Facebook’s $16 billion stock option tax deduction is so huge, it will enable Facebook to claim a $500 million refund of taxes paid over the prior two years and wipe out this year’s tax bill.  The company says it will also use its deduction to create a “net operating loss” that can be used to eliminate its profits and its taxes for up to 20 years into the future.

As with so much of our tax code, it’s not the law-breaking that shocks the conscience, it’s the stuff that’s allowed.  For years, my Permanent Subcommittee on Investigations has identified this stock option tax loophole and tried to explain its cost, its unfairness, and why the loophole should be closed.  Facebook’s $16 billion tax deduction brings the issue into sharp focus.
 
This profitable corporation will stop paying any federal corporate income taxes, simply because it gave hundreds of millions of stock options to its executives.  It will go from a corporate citizen that paid its taxes, to one that not only pays no taxes to Uncle Sam on its profits, but gets a tax refund.
Some Facebook defenders claim the company’s nonpayment of taxes is offset by the taxes paid by its executives.  But first of all, Facebook demands and receives government services that its executives don’t – from patent protection to cybersecurity to trade enforcement.  Second, the fact that executives pay taxes doesn’t mean corporations shouldn’t pay taxes.  Facebook should be paying its fair share, and it’s only through a tax loophole that it won’t be.  Adding insult to injury is that one of its founders recently renounced his U.S. citizenship just to avoid paying his taxes.
Facebook is an American success story.  Its ability to use a stock option loophole to zero out its U.S. tax bill, despite ample profits, makes no sense.  It also isn’t fair to the rest of American taxpayers who will have to pay more because Facebook pays nothing.

In these tough economic times, Congress needs to make choices about where to spend taxpayer dollars.  The stock option tax deduction, as demonstrated by Facebook, fuels excessive executive pay, shifts the tax burden from corporations to other taxpayers, and enables profitable corporations to get out of paying a dime toward the country that helped make their success possible.

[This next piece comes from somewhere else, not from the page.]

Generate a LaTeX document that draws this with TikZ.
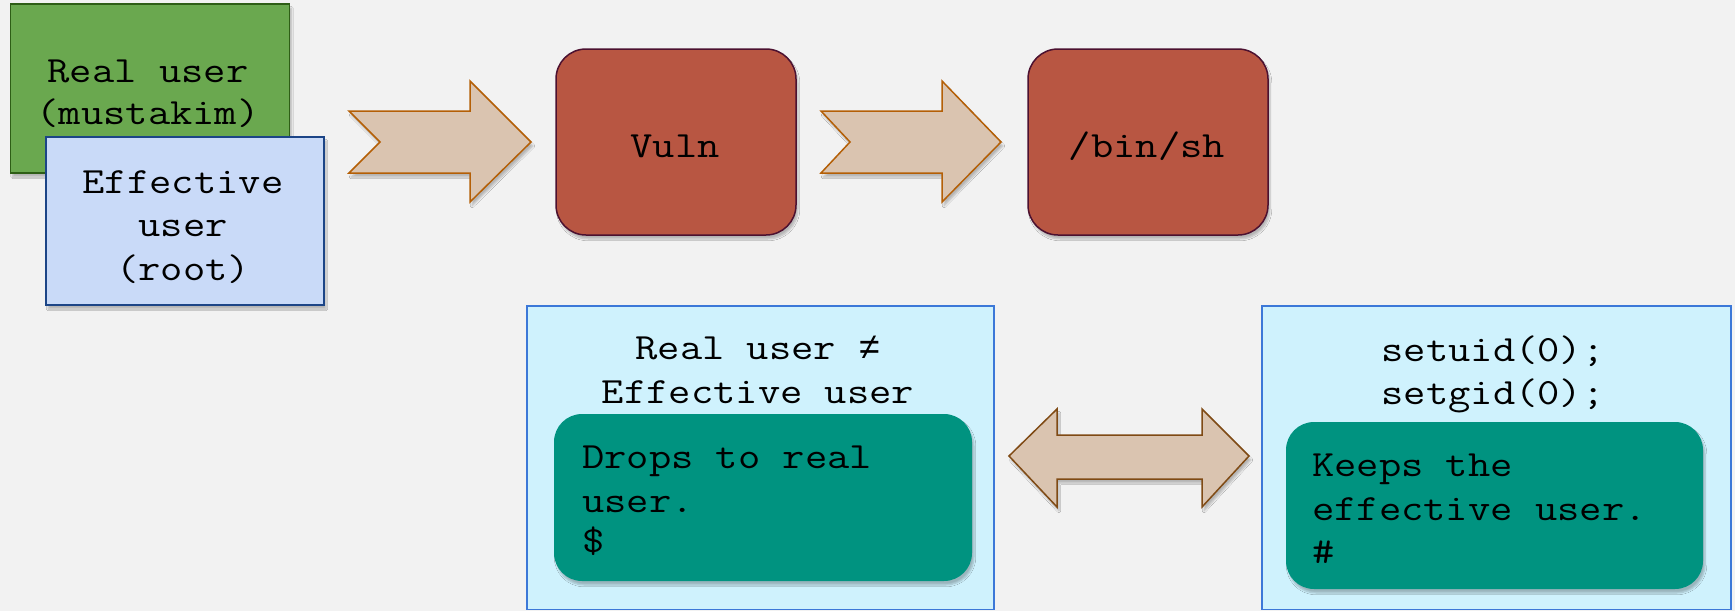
\documentclass[tikz,border=0pt]{standalone}
\usepackage{fontspec}
\setmonofont{Latin Modern Mono}[FakeStretch=1.17]
\newfontfamily\symmono{Liberation Mono}
\usetikzlibrary{shadows.blur}
\definecolor{bgc}{HTML}{F2F2F2}
\definecolor{greenf}{HTML}{6AA84F}
\definecolor{greend}{HTML}{2E5E16}
\definecolor{bluef}{HTML}{C9DAF8}
\definecolor{blued}{HTML}{1C4587}
\definecolor{tanf}{HTML}{DAC4B0}
\definecolor{tand}{HTML}{B45F06}
\definecolor{tandd}{HTML}{7F4A14}
\definecolor{redf}{HTML}{B85642}
\definecolor{redd}{HTML}{4C1130}
\definecolor{cyanf}{HTML}{CFF2FD}
\definecolor{cyand}{HTML}{3C78D8}
\definecolor{tealf}{HTML}{009380}
\newcommand\dfont{\ttfamily\fontsize{37}{44}\selectfont}
\tikzset{
  shad/.style={blur shadow={shadow xshift=2pt,shadow yshift=-4pt,shadow blur steps=6,shadow opacity=25}},
  userbox/.style={draw, line width=1.5pt, inner sep=0pt, shad},
  procbox/.style={draw=redd, fill=redf, line width=1.5pt, rounded corners=30pt, inner sep=0pt,
    minimum width=240pt, minimum height=186pt, shad},
  panel/.style={draw=cyand, fill=cyanf, line width=1.5pt},
  tealbox/.style={fill=tealf, rounded corners=28pt, shad},
  blockarrow/.style={fill=tanf, draw=tand, line width=1.5pt, line join=miter, shad},
  txt/.style={font=\dfont, inner sep=0pt, anchor=base},
  ltxt/.style={font=\dfont, inner sep=0pt, anchor=base west}
}
\begin{document}
\begin{tikzpicture}[x=1pt,y=-1pt]
\useasboundingbox[fill=bgc] (0,0) rectangle (1735,611);

% user boxes
\node[userbox, fill=greenf, draw=greend, minimum width=279pt, minimum height=169pt] (real) at (150,88.5) {};
\node[txt] (r1) at (148,82) {Real user};
\node[txt] (r2) at (148,124) {(mustakim)};
\node[userbox, fill=bluef, draw=blued, minimum width=278pt, minimum height=168pt] (eff) at (185,221) {};
\node[txt] (e1) at (183,193) {Effective};
\node[txt] (e2) at (183,236.5) {user};
\node[txt] (e3) at (183,280) {(root)};

% arrow 1
\path[blockarrow] (349,111) -- (470,111) -- (470,81) -- (531,142) -- (470,202) -- (470,173) -- (349,173) -- (380,142) -- cycle;

% Vuln
\node[procbox] (vuln) at (676,142) {};
\node[txt] (vulnt) at (675,157) {Vuln};

% arrow 2
\path[blockarrow] (821,111) -- (942,111) -- (942,81) -- (1001,142) -- (942,202) -- (942,173) -- (821,173) -- (850,142) -- cycle;

% /bin/sh
\node[procbox] (sh) at (1148,142) {};
\node[txt] (sht) at (1147,157) {/bin/sh};

% bottom panels
\path[panel] (527,306) rectangle (994,609.5);
\path[panel] (1262,306) rectangle (1731,609.5);

\node[txt] (n1) at (758,359) {Real user {\symmono ≠}};
\node[txt] (n2) at (758,403) {Effective user};
\path[tealbox] (554,414) rectangle (972,581);
\node[ltxt] (d1) at (582,468) {Drops to real};
\node[ltxt] (d2) at (582,512) {user.};
\node[ltxt] (d3) at (582,552) {\$};

\node[txt] (s1) at (1493,361) {setuid(0);};
\node[txt] (s2) at (1493,404) {setgid(0);};
\path[tealbox] (1286,422) rectangle (1703,589);
\node[ltxt] (k1) at (1312,476) {Keeps the};
\node[ltxt] (k2) at (1312,520) {effective user.};
\node[ltxt] (k3) at (1312,563) {\#};

% double arrow
\path[blockarrow, draw=tandd] (1009,456) -- (1057,409) -- (1057,435) -- (1202,435) -- (1202,409) -- (1249,456) -- (1202,507) -- (1202,479) -- (1057,479) -- (1057,507) -- cycle;
\end{tikzpicture}
\end{document}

What could our nation do with the billions of dollars it will lose when Facebook uses the stock-option loophole?  Well, we could reduce the federal deficit.  Or we could pay for programs to help kids go to college, or programs that protect our seniors and veterans, put cops on the beat, or teachers in classrooms.
The stock-option loophole should have been closed long before Facebook’s stock option bonanza.  But surely the case of Facebook illustrates to the Senate, to the Congress, and to the American people why we should close this loophole.   If Congress were to enact the Levin-Sherrod Brown bill, S. 1375, it would close an unjustified corporate tax loophole that boosts executive pay at the expense of everybody else.  
Mr. President, I thank the Chair and yield the floor.